─── Recorded data

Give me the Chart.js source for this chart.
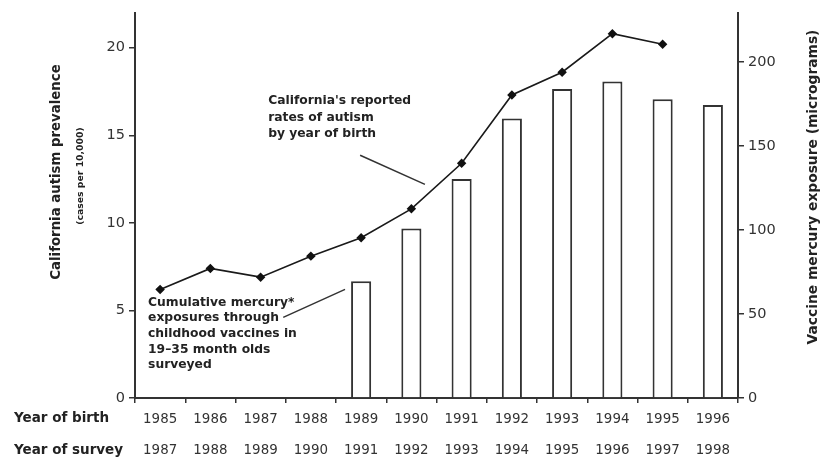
<!DOCTYPE html>
<html>
<head>
<meta charset="utf-8">
<script src="https://cdn.jsdelivr.net/npm/chart.js@4/dist/chart.umd.min.js"></script>
<style>
  html, body { margin: 0; padding: 0; background: #fff; }
  #wrap { width: 826px; height: 460px; }
</style>
</head>
<body>
<div id="wrap"><canvas id="c" width="826" height="460"></canvas></div>
<script>
// data
var birthYears = ['1985', '1986', '1987', '1988', '1989', '1990', '1991', '1992', '1993', '1994', '1995', '1996'];
var surveyYears = ['1987', '1988', '1989', '1990', '1991', '1992', '1993', '1994', '1995', '1996', '1997', '1998'];
var autismRate = [6.2, 7.4, 6.9, 8.1, 9.15, 10.8, 13.4, 17.3, 18.6, 20.8, 20.2, null];
var mercuryExposure = [null, null, null, null, 69.5, 101, 130.5, 166.5, 184, 188.5, 178, 174.5];
var leftTicks = [0, 5, 10, 15, 20];
var rightTicks = [0, 50, 100, 150, 200];

var FONT = '"DejaVu Sans", Verdana, sans-serif';
var INK = '#222';
var AXIS = '#333';

var textPlugin = {
    id: 'figureText',
    afterDraw: function(chart) {
        var ctx = chart.ctx;
        var x = chart.scales.x, y = chart.scales.y;
        var px = function(i) { return x.getPixelForValue(i); };
        var py = function(v) { return y.getPixelForValue(v); };
        ctx.save();
        ctx.fillStyle = INK;
        ctx.strokeStyle = AXIS;

        // left axis titles
        ctx.save();
        ctx.translate(57, 172);
        ctx.rotate(-Math.PI / 2);
        ctx.textAlign = 'center';
        ctx.textBaseline = 'middle';
        ctx.font = 'bold 13.3px ' + FONT;
        ctx.fillText('California autism prevalence', 0, 0);
        ctx.restore();

        ctx.save();
        ctx.translate(81, 176);
        ctx.rotate(-Math.PI / 2);
        ctx.textAlign = 'center';
        ctx.textBaseline = 'middle';
        ctx.font = 'bold 9.3px ' + FONT;
        ctx.fillText('(cases per 10,000)', 0, 0);
        ctx.restore();

        // right axis title
        ctx.save();
        ctx.translate(813, 187);
        ctx.rotate(-Math.PI / 2);
        ctx.textAlign = 'center';
        ctx.textBaseline = 'middle';
        ctx.font = 'bold 13.8px ' + FONT;
        ctx.fillText('Vaccine mercury exposure (micrograms)', 0, 0);
        ctx.restore();

        // row labels under the axis
        ctx.font = 'bold 13.5px ' + FONT;
        ctx.textAlign = 'left';
        ctx.textBaseline = 'middle';
        ctx.fillText('Year of birth', 14, 418);
        ctx.fillText('Year of survey', 14, 450);

        // annotations
        ctx.font = 'bold 12.3px ' + FONT;
        var t1 = ["California's reported", 'rates of autism', 'by year of birth'];
        t1.forEach(function(s, k) { ctx.fillText(s, px(2.15), py(16.95) + k * 16.5); });
        var t2 = ['Cumulative mercury*', 'exposures through', 'childhood vaccines in', '19\u201335 month olds', 'surveyed'];
        t2.forEach(function(s, k) { ctx.fillText(s, px(-0.24), py(5.45) + k * 15.6); });

        ctx.lineWidth = 1.5;
        ctx.beginPath();
        ctx.moveTo(px(3.98), py(13.86));
        ctx.lineTo(px(5.27), py(12.2));
        ctx.moveTo(px(2.45), py(4.6));
        ctx.lineTo(px(3.68), py(6.2));
        ctx.stroke();
        ctx.restore();
    }
};

var ctx = document.getElementById('c').getContext('2d');
var chart = new Chart(ctx, {
    type: 'bar',
    data: {
        labels: birthYears,
        datasets: [
            {
                type: 'line',
                label: 'Autism rate',
                data: autismRate,
                yAxisID: 'y',
                xAxisID: 'x',
                borderColor: '#1a1a1a',
                borderWidth: 1.6,
                pointBackgroundColor: '#111',
                pointBorderColor: '#111',
                pointStyle: 'rectRot',
                pointRadius: 3.6,
                spanGaps: false,
                tension: 0,
                order: 0
            },
            {
                type: 'bar',
                label: 'Mercury exposure',
                data: mercuryExposure,
                yAxisID: 'y2',
                xAxisID: 'x',
                backgroundColor: '#fff',
                borderColor: AXIS,
                borderWidth: 2,
                borderSkipped: 'bottom',
                categoryPercentage: 1,
                barPercentage: 0.4,
                order: 1
            }
        ]
    },
    options: {
        responsive: false,
        animation: false,
        layout: { padding: { top: 12, left: 0, right: 0, bottom: 0 } },
        plugins: { legend: { display: false }, tooltip: { enabled: false } },
        scales: {
            x: {
                type: 'category',
                position: 'bottom',
                offset: true,
                grid: { offset: true, drawOnChartArea: false, tickLength: 5, color: AXIS, lineWidth: 1.5 },
                border: { color: AXIS, width: 2 },
                ticks: { color: AXIS, font: { family: FONT, size: 13.4 }, padding: 8, maxRotation: 0 },
                afterFit: function(s) { s.height = 32; }
            },
            x2: {
                type: 'category',
                position: 'bottom',
                labels: surveyYears,
                offset: true,
                grid: { display: false },
                border: { display: false },
                ticks: { color: AXIS, font: { family: FONT, size: 13.4 }, padding: 4, maxRotation: 0 },
                afterFit: function(s) { s.height = 30; }
            },
            y: {
                position: 'left',
                min: 0,
                max: 22,
                afterBuildTicks: function(s) { s.ticks = leftTicks.map(function(v) { return { value: v }; }); },
                grid: { drawOnChartArea: false, tickLength: 6, color: AXIS, lineWidth: 1.5 },
                border: { color: AXIS, width: 2 },
                ticks: { color: AXIS, font: { family: FONT, size: 14.5 }, padding: 4 },
                afterFit: function(s) { s.width = 135; }
            },
            y2: {
                position: 'right',
                min: 0,
                max: 229.5,
                afterBuildTicks: function(s) { s.ticks = rightTicks.map(function(v) { return { value: v }; }); },
                grid: { drawOnChartArea: false, tickLength: 6, color: AXIS, lineWidth: 1.5 },
                border: { color: AXIS, width: 2 },
                ticks: { color: AXIS, font: { family: FONT, size: 14.5 }, padding: 4 },
                afterFit: function(s) { s.width = 88; }
            }
        }
    },
    plugins: [textPlugin]
});
</script>
</body>
</html>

──────

The pictures should not be reproduced; quote all of the other material exactly.

» Expected answer:
Give me the Chart.js source for this chart.
<!DOCTYPE html>
<html>
<head>
<meta charset="utf-8">
<script src="https://cdn.jsdelivr.net/npm/chart.js@4/dist/chart.umd.min.js"></script>
<style>
  html, body { margin: 0; padding: 0; background: #fff; }
  #wrap { width: 826px; height: 460px; }
</style>
</head>
<body>
<div id="wrap"><canvas id="c" width="826" height="460"></canvas></div>
<script>
// data
var birthYears = ['1985', '1986', '1987', '1988', '1989', '1990', '1991', '1992', '1993', '1994', '1995', '1996'];
var surveyYears = ['1987', '1988', '1989', '1990', '1991', '1992', '1993', '1994', '1995', '1996', '1997', '1998'];
var autismRate = [6.2, 7.4, 6.9, 8.1, 9.15, 10.8, 13.4, 17.3, 18.6, 20.8, 20.2, null];
var mercuryExposure = [null, null, null, null, 69.5, 101, 130.5, 166.5, 184, 188.5, 178, 174.5];
var leftTicks = [0, 5, 10, 15, 20];
var rightTicks = [0, 50, 100, 150, 200];

var FONT = '"DejaVu Sans", Verdana, sans-serif';
var INK = '#222';
var AXIS = '#333';

var textPlugin = {
    id: 'figureText',
    afterDraw: function(chart) {
        var ctx = chart.ctx;
        var x = chart.scales.x, y = chart.scales.y;
        var px = function(i) { return x.getPixelForValue(i); };
        var py = function(v) { return y.getPixelForValue(v); };
        ctx.save();
        ctx.fillStyle = INK;
        ctx.strokeStyle = AXIS;

        // left axis titles
        ctx.save();
        ctx.translate(57, 172);
        ctx.rotate(-Math.PI / 2);
        ctx.textAlign = 'center';
        ctx.textBaseline = 'middle';
        ctx.font = 'bold 13.3px ' + FONT;
        ctx.fillText('California autism prevalence', 0, 0);
        ctx.restore();

        ctx.save();
        ctx.translate(81, 176);
        ctx.rotate(-Math.PI / 2);
        ctx.textAlign = 'center';
        ctx.textBaseline = 'middle';
        ctx.font = 'bold 9.3px ' + FONT;
        ctx.fillText('(cases per 10,000)', 0, 0);
        ctx.restore();

        // right axis title
        ctx.save();
        ctx.translate(813, 187);
        ctx.rotate(-Math.PI / 2);
        ctx.textAlign = 'center';
        ctx.textBaseline = 'middle';
        ctx.font = 'bold 13.8px ' + FONT;
        ctx.fillText('Vaccine mercury exposure (micrograms)', 0, 0);
        ctx.restore();

        // row labels under the axis
        ctx.font = 'bold 13.5px ' + FONT;
        ctx.textAlign = 'left';
        ctx.textBaseline = 'middle';
        ctx.fillText('Year of birth', 14, 418);
        ctx.fillText('Year of survey', 14, 450);

        // annotations
        ctx.font = 'bold 12.3px ' + FONT;
        var t1 = ["California's reported", 'rates of autism', 'by year of birth'];
        t1.forEach(function(s, k) { ctx.fillText(s, px(2.15), py(16.95) + k * 16.5); });
        var t2 = ['Cumulative mercury*', 'exposures through', 'childhood vaccines in', '19\u201335 month olds', 'surveyed'];
        t2.forEach(function(s, k) { ctx.fillText(s, px(-0.24), py(5.45) + k * 15.6); });

        ctx.lineWidth = 1.5;
        ctx.beginPath();
        ctx.moveTo(px(3.98), py(13.86));
        ctx.lineTo(px(5.27), py(12.2));
        ctx.moveTo(px(2.45), py(4.6));
        ctx.lineTo(px(3.68), py(6.2));
        ctx.stroke();
        ctx.restore();
    }
};

var ctx = document.getElementById('c').getContext('2d');
var chart = new Chart(ctx, {
    type: 'bar',
    data: {
        labels: birthYears,
        datasets: [
            {
                type: 'line',
                label: 'Autism rate',
                data: autismRate,
                yAxisID: 'y',
                xAxisID: 'x',
                borderColor: '#1a1a1a',
                borderWidth: 1.6,
                pointBackgroundColor: '#111',
                pointBorderColor: '#111',
                pointStyle: 'rectRot',
                pointRadius: 3.6,
                spanGaps: false,
                tension: 0,
                order: 0
            },
            {
                type: 'bar',
                label: 'Mercury exposure',
                data: mercuryExposure,
                yAxisID: 'y2',
                xAxisID: 'x',
                backgroundColor: '#fff',
                borderColor: AXIS,
                borderWidth: 2,
                borderSkipped: 'bottom',
                categoryPercentage: 1,
                barPercentage: 0.4,
                order: 1
            }
        ]
    },
    options: {
        responsive: false,
        animation: false,
        layout: { padding: { top: 12, left: 0, right: 0, bottom: 0 } },
        plugins: { legend: { display: false }, tooltip: { enabled: false } },
        scales: {
            x: {
                type: 'category',
                position: 'bottom',
                offset: true,
                grid: { offset: true, drawOnChartArea: false, tickLength: 5, color: AXIS, lineWidth: 1.5 },
                border: { color: AXIS, width: 2 },
                ticks: { color: AXIS, font: { family: FONT, size: 13.4 }, padding: 8, maxRotation: 0 },
                afterFit: function(s) { s.height = 32; }
            },
            x2: {
                type: 'category',
                position: 'bottom',
                labels: surveyYears,
                offset: true,
                grid: { display: false },
                border: { display: false },
                ticks: { color: AXIS, font: { family: FONT, size: 13.4 }, padding: 4, maxRotation: 0 },
                afterFit: function(s) { s.height = 30; }
            },
            y: {
                position: 'left',
                min: 0,
                max: 22,
                afterBuildTicks: function(s) { s.ticks = leftTicks.map(function(v) { return { value: v }; }); },
                grid: { drawOnChartArea: false, tickLength: 6, color: AXIS, lineWidth: 1.5 },
                border: { color: AXIS, width: 2 },
                ticks: { color: AXIS, font: { family: FONT, size: 14.5 }, padding: 4 },
                afterFit: function(s) { s.width = 135; }
            },
            y2: {
                position: 'right',
                min: 0,
                max: 229.5,
                afterBuildTicks: function(s) { s.ticks = rightTicks.map(function(v) { return { value: v }; }); },
                grid: { drawOnChartArea: false, tickLength: 6, color: AXIS, lineWidth: 1.5 },
                border: { color: AXIS, width: 2 },
                ticks: { color: AXIS, font: { family: FONT, size: 14.5 }, padding: 4 },
                afterFit: function(s) { s.width = 88; }
            }
        }
    },
    plugins: [textPlugin]
});
</script>
</body>
</html>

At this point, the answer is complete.